▶ _Task instructions_:
Extract word for word the lines of the listing from its start to the line holding "plt.rcParams['font.family'] = ['Liberation", both ends kept; pictures are not part of the copy.

▶ _Dataset excerpt_:

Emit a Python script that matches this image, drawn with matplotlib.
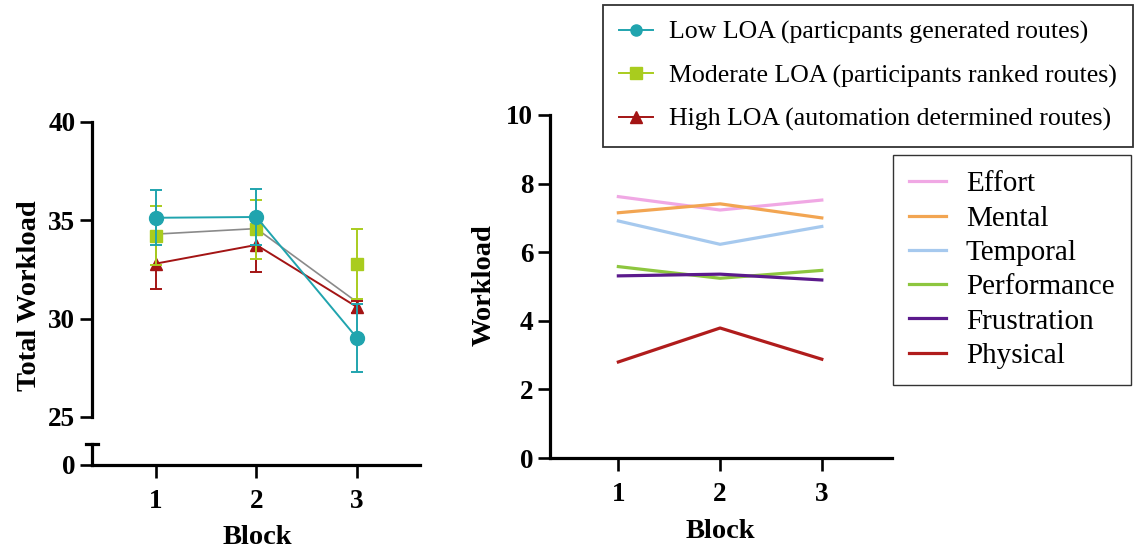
import matplotlib.pyplot as plt
from matplotlib.lines import Line2D
import numpy as np

plt.rcParams['font.family'] = ['Liberation Serif', 'DejaVu Serif']

# left panel: total workload per block and LOA condition
blocks = [1, 2, 3]
low_loa = [35.13, 35.17, 29.03]
low_err = [1.4, 1.4, 1.72]
mod_loa = [34.22, 34.54, 32.78]
mod_err = [1.5, 1.5, 1.8]
high_loa = [32.8, 33.75, 30.6]
high_err = [1.3, 1.4, 0.3]
overall = [34.3, 34.58, 30.85]

loa_labels = ['Low LOA (particpants generated routes)',
              'Moderate LOA (participants ranked routes)',
              'High LOA (automation determined routes)']
loa_colors = ['#20a4ae', '#a9cc1e', '#a31414']
loa_markers = ['o', 's', '^']

# right panel: NASA-TLX subscales
sub_names = ['Effort', 'Mental', 'Temporal', 'Performance', 'Frustration', 'Physical']
effort = [7.62, 7.23, 7.52]
mental = [7.15, 7.41, 7.0]
temporal = [6.91, 6.23, 6.75]
performance = [5.58, 5.24, 5.47]
frustration = [5.31, 5.36, 5.19]
physical = [2.80, 3.79, 2.88]
sub_vals = [effort, mental, temporal, performance, frustration, physical]
sub_colors = ['#f0a8e4', '#f2a552', '#a6c9ee', '#8dc63f', '#5b1a8c', '#b01c1c']

fig = plt.figure(figsize=(11.34, 5.52), dpi=100)

W, H = 1134, 552
def fbox(x0, y0, x1, y1):
    return [x0 / W, 1 - y1 / H, (x1 - x0) / W, (y1 - y0) / H]

spw = 2.3
tick_kw = dict(direction='out', length=9, width=1.9, labelsize=19.5, pad=3)
lab_fs = 20.5

# --- left: broken axis ---
ax_t = fig.add_axes(fbox(92, 122, 420, 417))
ax_b = fig.add_axes(fbox(92, 444, 420, 465))
xlim = (0.363, 3.63)
for ax in (ax_t, ax_b):
    ax.set_xlim(*xlim)
    ax.spines['top'].set_visible(False)
    ax.spines['right'].set_visible(False)
    ax.spines['left'].set_linewidth(spw)
    ax.spines['bottom'].set_linewidth(spw)
    ax.patch.set_alpha(0)
    ax.tick_params(**tick_kw)

ax_t.spines['bottom'].set_visible(False)
ax_t.set_ylim(25, 40)
ax_t.set_yticks([25, 30, 35, 40])
ax_t.set_yticklabels(['25', '30', '35', '40'], fontweight='bold')
ax_t.set_xticks([])

ax_b.set_ylim(0, 1)
ax_b.set_yticks([0])
ax_b.set_yticklabels(['0'], fontweight='bold')
ax_b.set_xticks(blocks)
ax_b.set_xticklabels([str(b) for b in blocks], fontweight='bold')
ax_b.tick_params(axis='x', pad=8)
ax_b.add_line(Line2D([-0.018, 0.018], [1, 1], transform=ax_b.transAxes,
                     color='black', lw=spw, clip_on=False))

ax_t.plot(blocks, overall, color='#8a8a8a', lw=1.2, zorder=2)
eb_kw = dict(lw=1.4, capsize=4.5, elinewidth=1.4, capthick=1.4)
ax_t.errorbar(blocks, high_loa, yerr=high_err, color=loa_colors[2], marker='^',
              ms=9, zorder=3, **eb_kw)
eb_mod = ax_t.errorbar(blocks, mod_loa, yerr=mod_err, color=loa_colors[1], marker='s',
                       ms=9, zorder=4, **eb_kw)
ax_t.errorbar(blocks, low_loa, yerr=low_err, color=loa_colors[0], marker='o',
              ms=10, zorder=5, **eb_kw)
# moderate points are joined by the gray line in the original
eb_mod.lines[0].set_linestyle('none')

fig.text(30 / W, 1 - 296 / H, 'Total Workload', rotation=90, ha='center', va='center',
         fontsize=lab_fs, fontweight='bold')
fig.text(257 / W, 1 - 538 / H, 'Block', ha='center', va='center',
         fontsize=lab_fs, fontweight='bold')

# --- right: subscales ---
ax_r = fig.add_axes(fbox(550, 115, 892, 458))
ax_r.set_xlim(0.328, 3.69)
ax_r.set_ylim(0, 10)
for name, vals, c in zip(sub_names, sub_vals, sub_colors):
    ax_r.plot(blocks, vals, color=c, lw=2.3, label=name)
ax_r.spines['top'].set_visible(False)
ax_r.spines['right'].set_visible(False)
ax_r.spines['left'].set_linewidth(spw)
ax_r.spines['bottom'].set_linewidth(spw)
ax_r.patch.set_alpha(0)
ax_r.set_xticks(blocks)
ax_r.set_yticks([0, 2, 4, 6, 8, 10])
ax_r.tick_params(**tick_kw)
ax_r.tick_params(axis='x', pad=8)
for lab in ax_r.get_yticklabels() + ax_r.get_xticklabels():
    lab.set_fontweight('bold')
for lab in ax_b.get_xticklabels():
    lab.set_fontweight('bold')

fig.text(484 / W, 1 - 285 / H, 'Workload', rotation=90, ha='center', va='center',
         fontsize=lab_fs, fontweight='bold')
fig.text(720 / W, 1 - 532 / H, 'Block', ha='center', va='center',
         fontsize=lab_fs, fontweight='bold')

# legends
loa_handles = [Line2D([], [], color=c, marker=m, ms=8, lw=1.4)
               for c, m in zip(loa_colors, loa_markers)]
leg1 = fig.legend(loa_handles, loa_labels, loc='upper left',
                  bbox_to_anchor=(603 / W, 1 - 5 / H), borderaxespad=0,
                  fontsize=18.6, frameon=True, fancybox=False, edgecolor='black',
                  handlelength=1.35, labelspacing=0.78, borderpad=0.6,
                  handletextpad=0.62)
leg1.get_frame().set_linewidth(1.3)

leg2 = ax_r.legend(loc='upper left', bbox_to_anchor=(893 / W, 1 - 155 / H),
                   bbox_transform=fig.transFigure, borderaxespad=0, fontsize=21,
                   frameon=True, fancybox=False, edgecolor='black',
                   handlelength=1.25, labelspacing=0.27, borderpad=0.55,
                   handletextpad=0.7)
leg2.get_frame().set_linewidth(1.0)

plt.savefig('out.png', dpi=100)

▶ _Response to the task_:
Emit a Python script that matches this image, drawn with matplotlib.
import matplotlib.pyplot as plt
from matplotlib.lines import Line2D
import numpy as np

plt.rcParams['font.family'] = ['Liberation Serif', 'DejaVu Serif']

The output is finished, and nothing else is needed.